Friday, August 16, 2013

well said

I'm currently reading A Walk in the Woods by Bill Bryson, in which he describes his time hiking the Appalachian Trail.  I'm really enjoying it and oddly enough I keep thinking "I could totally hike the AT!".  What kind of monster have I turned into?  No, I will not be hiking the AT.  Section hiking it at most but not completely thru-hiking the entire trail (I'd rather not give up 6 months of my life to wilderness, 2.5 weeks was enough).  But it's nice to know that I could totally do it :)

Anyway, as I'm sure you've noticed I'm not that great at describing things and constantly felt that I was lacking the correct descriptive terms while hiking (which you are now seeing in my journal entries) but Bryson is obviously well versed in descriptive hiking terms (he did write a book about it after all).  And I wanted to share two passages that I completely identified with.  It's as if they are my exact thoughts...just with better words.
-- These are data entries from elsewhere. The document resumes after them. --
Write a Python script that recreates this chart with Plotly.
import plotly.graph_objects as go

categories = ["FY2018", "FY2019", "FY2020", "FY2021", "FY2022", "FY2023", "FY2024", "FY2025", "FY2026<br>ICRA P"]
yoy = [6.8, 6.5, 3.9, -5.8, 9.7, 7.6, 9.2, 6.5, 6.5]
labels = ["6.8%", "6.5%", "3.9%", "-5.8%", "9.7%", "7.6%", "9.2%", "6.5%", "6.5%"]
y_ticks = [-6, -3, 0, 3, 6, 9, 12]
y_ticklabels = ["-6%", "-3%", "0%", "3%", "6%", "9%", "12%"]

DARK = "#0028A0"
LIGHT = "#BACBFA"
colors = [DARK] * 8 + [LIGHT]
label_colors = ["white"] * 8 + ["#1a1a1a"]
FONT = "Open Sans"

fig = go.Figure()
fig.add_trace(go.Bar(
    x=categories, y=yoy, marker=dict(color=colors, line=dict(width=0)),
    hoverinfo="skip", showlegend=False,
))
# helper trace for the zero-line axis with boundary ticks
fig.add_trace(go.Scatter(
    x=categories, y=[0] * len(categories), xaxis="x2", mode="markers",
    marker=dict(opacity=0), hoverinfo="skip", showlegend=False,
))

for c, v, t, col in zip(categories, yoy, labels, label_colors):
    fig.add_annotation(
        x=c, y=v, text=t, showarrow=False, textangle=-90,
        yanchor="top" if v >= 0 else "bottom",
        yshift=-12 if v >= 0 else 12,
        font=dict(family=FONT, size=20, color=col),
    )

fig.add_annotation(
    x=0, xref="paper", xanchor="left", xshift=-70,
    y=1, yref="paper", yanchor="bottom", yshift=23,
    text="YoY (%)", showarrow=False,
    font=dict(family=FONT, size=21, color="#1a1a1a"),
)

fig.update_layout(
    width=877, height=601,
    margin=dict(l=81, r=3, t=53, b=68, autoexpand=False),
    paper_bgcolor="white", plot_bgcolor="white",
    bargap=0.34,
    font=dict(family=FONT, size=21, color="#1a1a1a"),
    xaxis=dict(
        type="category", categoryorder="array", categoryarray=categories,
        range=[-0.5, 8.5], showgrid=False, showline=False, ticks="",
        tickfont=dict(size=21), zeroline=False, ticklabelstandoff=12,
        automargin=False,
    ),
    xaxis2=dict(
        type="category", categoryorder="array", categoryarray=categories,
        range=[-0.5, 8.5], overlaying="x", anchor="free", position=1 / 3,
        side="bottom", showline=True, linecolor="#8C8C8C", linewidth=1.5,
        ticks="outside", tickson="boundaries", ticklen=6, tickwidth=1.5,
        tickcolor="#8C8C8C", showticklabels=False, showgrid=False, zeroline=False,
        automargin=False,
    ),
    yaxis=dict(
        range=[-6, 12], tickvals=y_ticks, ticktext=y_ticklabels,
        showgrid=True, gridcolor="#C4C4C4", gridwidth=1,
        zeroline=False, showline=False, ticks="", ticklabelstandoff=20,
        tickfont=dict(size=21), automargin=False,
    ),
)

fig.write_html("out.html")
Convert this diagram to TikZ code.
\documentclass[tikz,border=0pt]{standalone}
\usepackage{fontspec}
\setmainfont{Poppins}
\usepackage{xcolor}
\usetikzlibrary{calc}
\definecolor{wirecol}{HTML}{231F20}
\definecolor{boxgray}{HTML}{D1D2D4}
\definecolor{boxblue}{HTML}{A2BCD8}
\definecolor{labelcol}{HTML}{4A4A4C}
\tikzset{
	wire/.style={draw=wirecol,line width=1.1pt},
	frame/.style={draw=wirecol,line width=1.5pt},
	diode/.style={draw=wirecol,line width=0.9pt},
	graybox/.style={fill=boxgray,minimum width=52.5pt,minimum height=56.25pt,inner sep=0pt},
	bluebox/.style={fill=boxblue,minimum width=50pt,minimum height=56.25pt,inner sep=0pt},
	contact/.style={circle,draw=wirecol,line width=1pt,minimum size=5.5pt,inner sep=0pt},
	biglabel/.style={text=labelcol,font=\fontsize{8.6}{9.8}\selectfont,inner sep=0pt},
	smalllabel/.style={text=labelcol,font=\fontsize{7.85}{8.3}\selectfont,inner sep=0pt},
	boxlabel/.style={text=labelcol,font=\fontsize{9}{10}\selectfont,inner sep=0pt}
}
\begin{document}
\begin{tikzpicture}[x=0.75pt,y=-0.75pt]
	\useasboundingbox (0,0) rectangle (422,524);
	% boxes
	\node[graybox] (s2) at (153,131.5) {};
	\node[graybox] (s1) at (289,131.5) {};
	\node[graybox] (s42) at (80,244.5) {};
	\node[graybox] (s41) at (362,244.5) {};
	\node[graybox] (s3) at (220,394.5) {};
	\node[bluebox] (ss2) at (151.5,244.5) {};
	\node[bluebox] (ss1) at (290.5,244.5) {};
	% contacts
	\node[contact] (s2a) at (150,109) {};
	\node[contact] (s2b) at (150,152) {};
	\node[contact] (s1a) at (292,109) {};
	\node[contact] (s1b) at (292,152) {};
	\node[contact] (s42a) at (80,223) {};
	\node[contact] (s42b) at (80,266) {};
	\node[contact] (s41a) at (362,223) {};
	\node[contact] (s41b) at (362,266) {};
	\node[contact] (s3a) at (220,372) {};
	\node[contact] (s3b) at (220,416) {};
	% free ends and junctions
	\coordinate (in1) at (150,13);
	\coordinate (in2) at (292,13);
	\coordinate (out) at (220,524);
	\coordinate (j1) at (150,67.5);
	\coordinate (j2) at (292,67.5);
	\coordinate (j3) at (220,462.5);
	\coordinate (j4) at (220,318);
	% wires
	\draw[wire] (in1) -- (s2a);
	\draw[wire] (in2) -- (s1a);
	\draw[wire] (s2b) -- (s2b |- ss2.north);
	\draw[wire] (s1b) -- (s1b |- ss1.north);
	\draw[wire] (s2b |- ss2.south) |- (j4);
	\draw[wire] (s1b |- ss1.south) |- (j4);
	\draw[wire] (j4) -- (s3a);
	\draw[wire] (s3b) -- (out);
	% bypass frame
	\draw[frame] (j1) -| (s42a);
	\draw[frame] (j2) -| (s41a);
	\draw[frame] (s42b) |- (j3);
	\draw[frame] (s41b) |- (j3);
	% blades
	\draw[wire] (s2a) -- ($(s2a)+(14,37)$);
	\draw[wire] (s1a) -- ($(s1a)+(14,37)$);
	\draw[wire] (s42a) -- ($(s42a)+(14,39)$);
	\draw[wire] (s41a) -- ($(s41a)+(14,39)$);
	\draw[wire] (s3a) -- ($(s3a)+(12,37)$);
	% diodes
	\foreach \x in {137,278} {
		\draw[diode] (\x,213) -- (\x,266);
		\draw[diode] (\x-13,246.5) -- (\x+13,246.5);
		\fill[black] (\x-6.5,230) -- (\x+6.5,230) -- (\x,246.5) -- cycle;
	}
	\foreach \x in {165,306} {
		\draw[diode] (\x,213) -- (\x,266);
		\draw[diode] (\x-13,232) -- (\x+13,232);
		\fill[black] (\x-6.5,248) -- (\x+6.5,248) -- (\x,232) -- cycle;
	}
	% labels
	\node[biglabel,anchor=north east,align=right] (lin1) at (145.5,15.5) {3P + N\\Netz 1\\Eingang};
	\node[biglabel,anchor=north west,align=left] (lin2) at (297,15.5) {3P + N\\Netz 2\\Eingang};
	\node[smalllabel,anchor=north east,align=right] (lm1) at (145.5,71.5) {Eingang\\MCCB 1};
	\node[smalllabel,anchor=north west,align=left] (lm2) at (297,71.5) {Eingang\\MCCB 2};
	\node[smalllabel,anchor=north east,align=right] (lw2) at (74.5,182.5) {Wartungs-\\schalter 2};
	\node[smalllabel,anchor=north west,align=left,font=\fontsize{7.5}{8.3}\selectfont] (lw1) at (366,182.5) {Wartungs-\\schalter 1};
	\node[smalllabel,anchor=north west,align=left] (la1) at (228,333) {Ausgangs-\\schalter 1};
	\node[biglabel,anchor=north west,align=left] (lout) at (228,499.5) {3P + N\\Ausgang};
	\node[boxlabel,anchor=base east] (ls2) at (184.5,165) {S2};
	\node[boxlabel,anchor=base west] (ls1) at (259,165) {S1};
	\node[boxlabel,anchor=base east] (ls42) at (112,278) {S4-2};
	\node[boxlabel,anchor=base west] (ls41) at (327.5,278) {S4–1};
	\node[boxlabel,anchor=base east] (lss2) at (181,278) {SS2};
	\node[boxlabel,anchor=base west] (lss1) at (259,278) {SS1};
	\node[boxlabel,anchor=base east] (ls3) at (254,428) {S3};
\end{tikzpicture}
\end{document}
The woods is one boundless singularity.  Every bend in the path presents a prospect indistinguishable from every other, every glimpse into the trees the same tangled mass.  For all you know, your route could describe a very large, pointless circle.  In a way, it would hardly matter...At times, you become almost certain that you slabbed this hillside three days ago, crossed this stream yesterday, clambered over this fallen tree at least twice today already.  But most of the time you don't think.  No point.  Instead, you exist in a kind of mobile Zen mode, your brain like a balloon tethered with string, accompanying but not actually part of the body below.  Walking for hours and miles becomes as automatic, as unremarkable, as breathing.  At the end of the day you don't think, "Hey, I did sixteen miles today," any more than you think, "Hey, I took eight-thousand breaths today."  It's just what you do.

 And another excerpt, about being dirty and hungry...

Each time you leave the cossetted and hygienic world of towns and take yourself into the hills, you go through a series of staged transformation--a kind of gentle descent into squalor--and each time it is as if you have never done it before.  At the end of the first day, you feel mildly, self-consciously, grubby; by the second day, disgustingly so; by the third, you are beyond caring; by the fourth, you have forgotten what it is like not to be like this.  Hunger, too, follows a defined pattern.  On the first night you're starving for your noodles; on the second night you're starving but wish it wasn't noodles; on the third you don't want the noodles but know you had better eat something; by the fourth you have no appetite at all but just eat because that is what you do at this time of day.  I can't explain it, but it's strangely agreeable.

Unlike the AT, the JMT does not have towns you can pass through along the way.  There are a couple "resorts" (extremely loose term) along the way where you can camp, pay to shower and pay to do your laundry.  We stopped at two and I definitely went through the transformation he describes above both times.